Task statement: Identify each line below containing the string "script" and copy it.

Stored records:
----------

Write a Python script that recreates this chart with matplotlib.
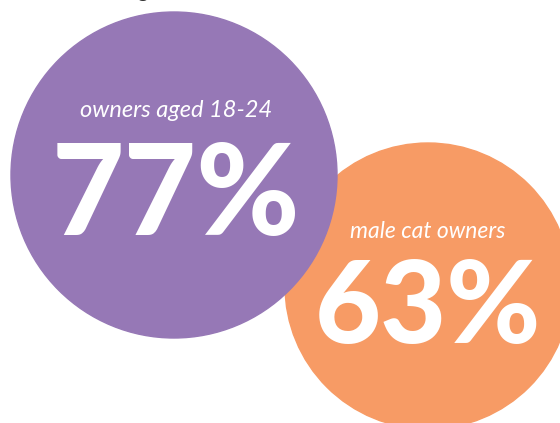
import matplotlib.pyplot as plt
from matplotlib.patches import Circle

labels = ["owners aged 18-24", "male cat owners"]
values = [77, 63]

# layout in pixel coordinates (x, y from top, radius), drawn orange first so purple sits on top
centers = [(174, 175), (428, 286)]
radii = [163, 143]
colors = ["#9678b6", "#f79b65"]
label_y = [117, 238]
value_y = [235, 343]
label_size = [17, 16.5]
value_size = [90, 82]

fig = plt.figure(figsize=(5.6, 4.23), dpi=100)
ax = fig.add_axes([0, 0, 1, 1])
ax.set_xlim(0, 560)
ax.set_ylim(423, 0)
ax.set_aspect("equal")
ax.axis("off")

for i in [1, 0]:
    cx, cy = centers[i]
    ax.add_patch(Circle((cx, cy), radii[i], color=colors[i], zorder=2 if i == 0 else 1))
    ax.text(cx + (2 if i == 0 else 0), label_y[i], labels[i], color="white", fontsize=label_size[i],
            family=["Lato", "DejaVu Sans"], style="italic", ha="center", va="baseline",
            zorder=3)
    ax.text(cx + (2 if i == 0 else 0), value_y[i], f"{values[i]}%", color="white",
            fontsize=value_size[i], family=["Lato", "DejaVu Sans"], weight="black",
            ha="center", va="baseline", zorder=3)

# cut-off heading at the very top
ax.text(143, -2, "g", color="#333333", fontsize=14, family=["Lato", "DejaVu Sans"],
        weight="bold", ha="center", va="baseline", clip_on=True)

fig.savefig("out.png", dpi=100)
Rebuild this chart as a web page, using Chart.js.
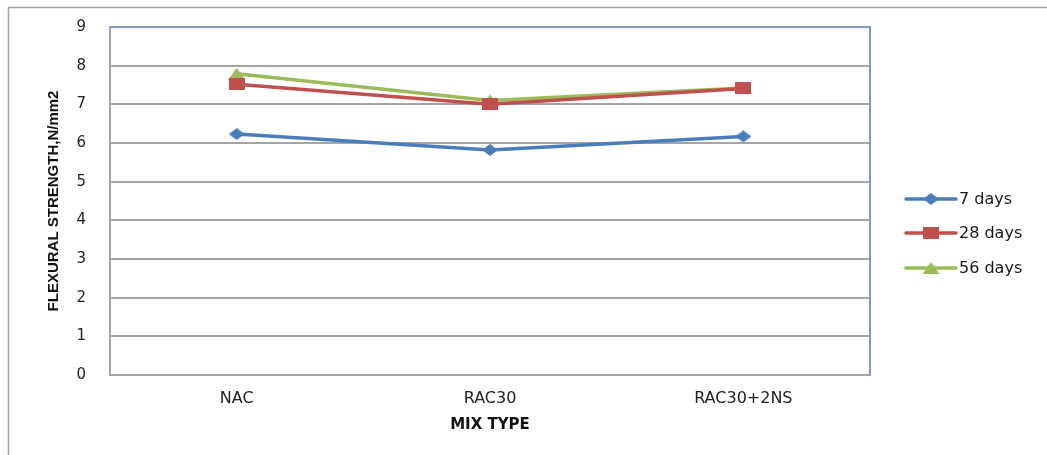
<!DOCTYPE html>
<html>
<head>
<meta charset="utf-8">
<script src="https://cdn.jsdelivr.net/npm/chart.js@4/dist/chart.umd.min.js"></script>
<style>
  html, body { margin: 0; padding: 0; background: #fff; }
  #wrap { width: 1047px; height: 455px; position: relative; }
</style>
</head>
<body>
<div id="wrap"><canvas id="c" width="1047" height="455"></canvas></div>
<script>
// Flexural strength (N/mm2) by mix type and curing age
const mixTypes = ['NAC', 'RAC30', 'RAC30+2NS'];
const days7  = [6.23, 5.82, 6.17];
const days28 = [7.52, 7.00, 7.41];
const days56 = [7.79, 7.10, 7.42];
const seriesNames = ['7 days', '28 days', '56 days'];
const yTicks = [0, 1, 2, 3, 4, 5, 6, 7, 8, 9];

const BLUE = '#4a7ebb', RED = '#c0504d', GREEN = '#9bbb59';

// Marker sprites (slightly wide, like office-style chart markers)
function sprite(w, h, color, shape) {
  const c = document.createElement('canvas');
  c.width = w; c.height = h;
  const g = c.getContext('2d');
  g.fillStyle = color;
  g.beginPath();
  if (shape === 'diamond') {
    g.moveTo(w / 2, 0); g.lineTo(w, h / 2); g.lineTo(w / 2, h); g.lineTo(0, h / 2);
  } else if (shape === 'square') {
    g.rect(0, 0, w, h);
  } else {
    g.moveTo(w / 2, 0); g.lineTo(w, h); g.lineTo(0, h);
  }
  g.closePath();
  g.fill();
  return c;
}
const diamond = sprite(16, 12, BLUE, 'diamond');
const square = sprite(16, 12, RED, 'square');
const triangle = sprite(17, 12, GREEN, 'triangle');

const FONT = "'DejaVu Sans', sans-serif";

// Outer frame and blue plot border
const framePlugin = {
  id: 'frame',
  beforeDraw(chart) {
    const ctx = chart.ctx;
    ctx.save();
    ctx.strokeStyle = '#a5a5a5';
    ctx.lineWidth = 1.5;
    ctx.strokeRect(8.5, 7.5, 1100, 500);
    ctx.restore();
  },
  beforeDatasetsDraw(chart) {
    const a = chart.chartArea, ctx = chart.ctx;
    ctx.save();
    ctx.strokeStyle = '#7a9ad0';
    ctx.lineWidth = 2;
    ctx.beginPath();
    ctx.moveTo(a.left, a.top);
    ctx.lineTo(a.right, a.top);
    ctx.lineTo(a.right, a.bottom);
    ctx.stroke();
    ctx.restore();
  }
};

// Legend on the right: line + marker + label
const sideLegend = {
  id: 'sideLegend',
  afterDraw(chart) {
    const ctx = chart.ctx;
    const rows = [199, 233, 268];
    chart.data.datasets.forEach((ds, i) => {
      const y = rows[i];
      ctx.save();
      ctx.strokeStyle = ds.borderColor;
      ctx.lineWidth = 3.5;
      ctx.lineCap = 'round';
      ctx.beginPath();
      ctx.moveTo(906, y);
      ctx.lineTo(956, y);
      ctx.stroke();
      const img = ds.pointStyle;
      ctx.drawImage(img, 931 - img.width / 2, y - img.height / 2);
      ctx.fillStyle = '#1a1a1a';
      ctx.font = '16px ' + FONT;
      ctx.textBaseline = 'middle';
      ctx.textAlign = 'left';
      ctx.fillText(ds.label, 959, y + 1);
      ctx.restore();
    });
  }
};

new Chart(document.getElementById('c'), {
  type: 'line',
  data: {
    labels: mixTypes,
    datasets: [
      { label: seriesNames[0], data: days7, borderColor: BLUE, backgroundColor: BLUE, pointStyle: diamond },
      { label: seriesNames[1], data: days28, borderColor: RED, backgroundColor: RED, pointStyle: square },
      { label: seriesNames[2], data: days56, borderColor: GREEN, backgroundColor: GREEN, pointStyle: triangle }
    ]
  },
  options: {
    responsive: false,
    animation: false,
    events: [],
    layout: { padding: { left: 0, top: 27, right: 177, bottom: 0 } },
    elements: {
      line: { borderWidth: 3.5, tension: 0 },
      point: { radius: 8, hoverRadius: 8 }
    },
    plugins: {
      legend: { display: false },
      tooltip: { enabled: false }
    },
    scales: {
      x: {
        offset: true,
        grid: { display: false, drawTicks: false },
        border: { display: true, color: '#a5a5a5', width: 2 },
        ticks: { color: '#222', font: { family: FONT, size: 16 }, padding: 14 },
        title: {
          display: true, text: 'MIX TYPE', color: '#111',
          font: { family: FONT, size: 15, weight: 'bold' },
          padding: { top: 0, bottom: 21 }
        },
        afterFit(scale) { scale.height = 80; }
      },
      y: {
        min: 0, max: 9,
        afterBuildTicks(scale) { scale.ticks = yTicks.map(v => ({ value: v })); },
        grid: {
          drawTicks: false,
          lineWidth: 2,
          color: ctx => (ctx.tick && ctx.tick.value === 9) ? '#7a9ad0' : '#a5a5a5'
        },
        border: { display: true, color: '#a5a5a5', width: 2 },
        ticks: { color: '#1f1f1f', font: { family: FONT, size: 15 }, padding: 24 },
        title: {
          display: true, text: 'FLEXURAL STRENGTH,N/mm2', color: '#111',
          font: { family: "'Liberation Sans', sans-serif", size: 15, weight: 'bold' },
          padding: { top: 45, bottom: 0 }
        },
        afterFit(scale) {
          scale.width = 110;
          scale.paddingTop = 0;
          scale.paddingBottom = 0;
        }
      }
    }
  },
  plugins: [framePlugin, sideLegend]
});
</script>
</body>
</html>
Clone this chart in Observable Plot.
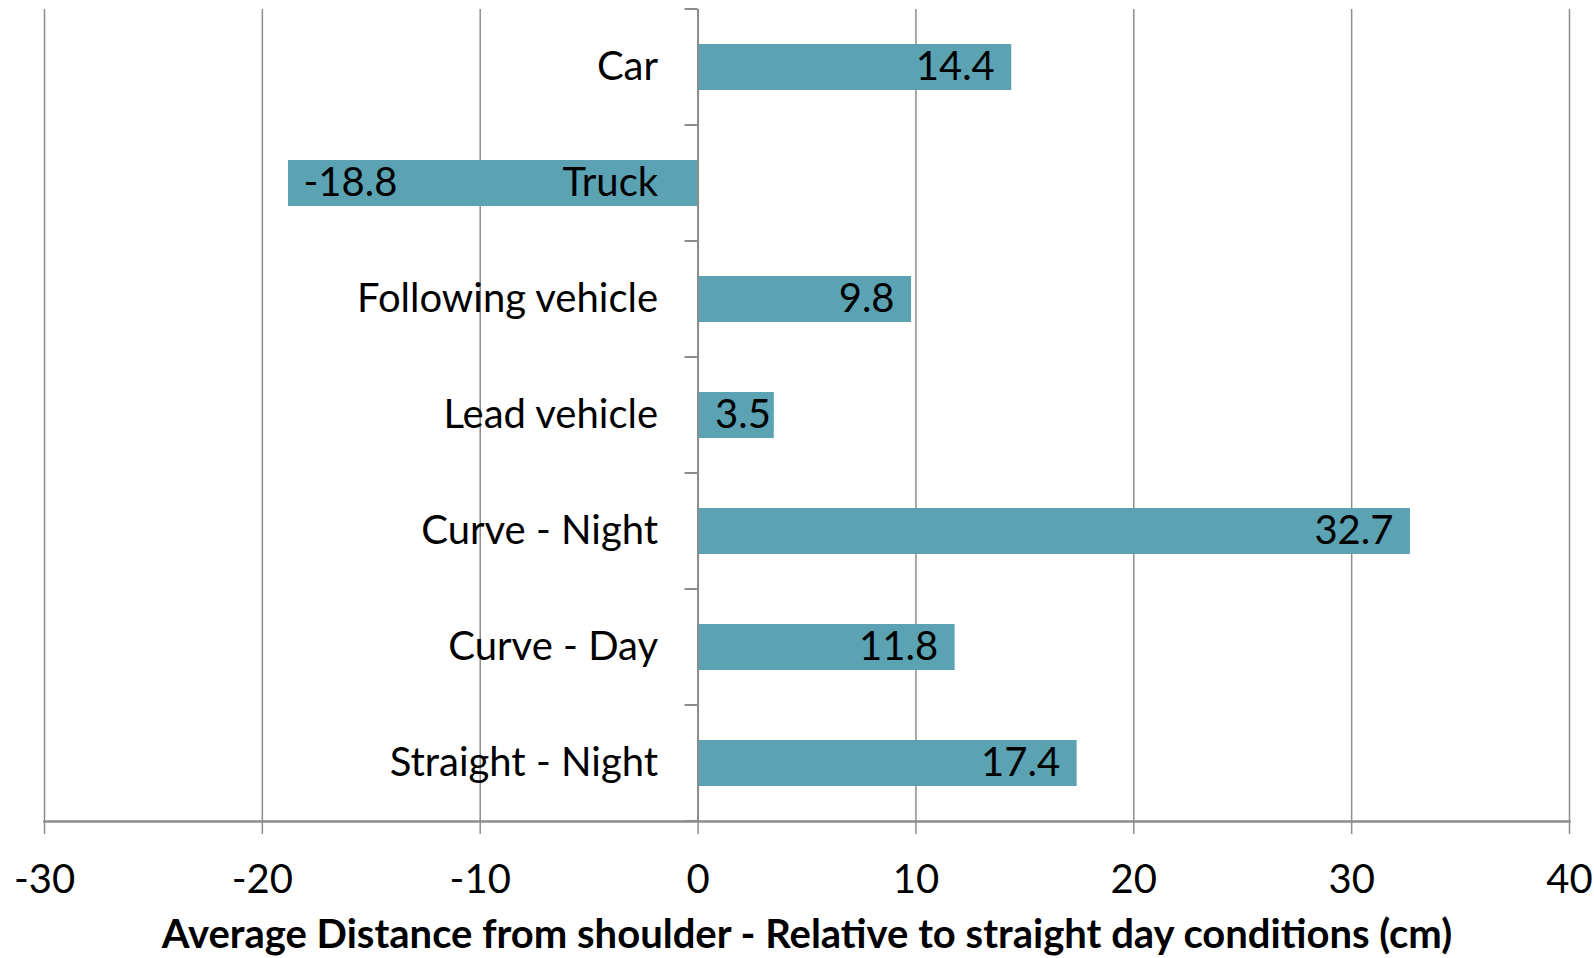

----------

Complete answer:
Write a Python script that recreates this chart with matplotlib.
<script src="https://cdn.jsdelivr.net/npm/chart.js@4/dist/chart.umd.min.js"></script>
<script>
</script>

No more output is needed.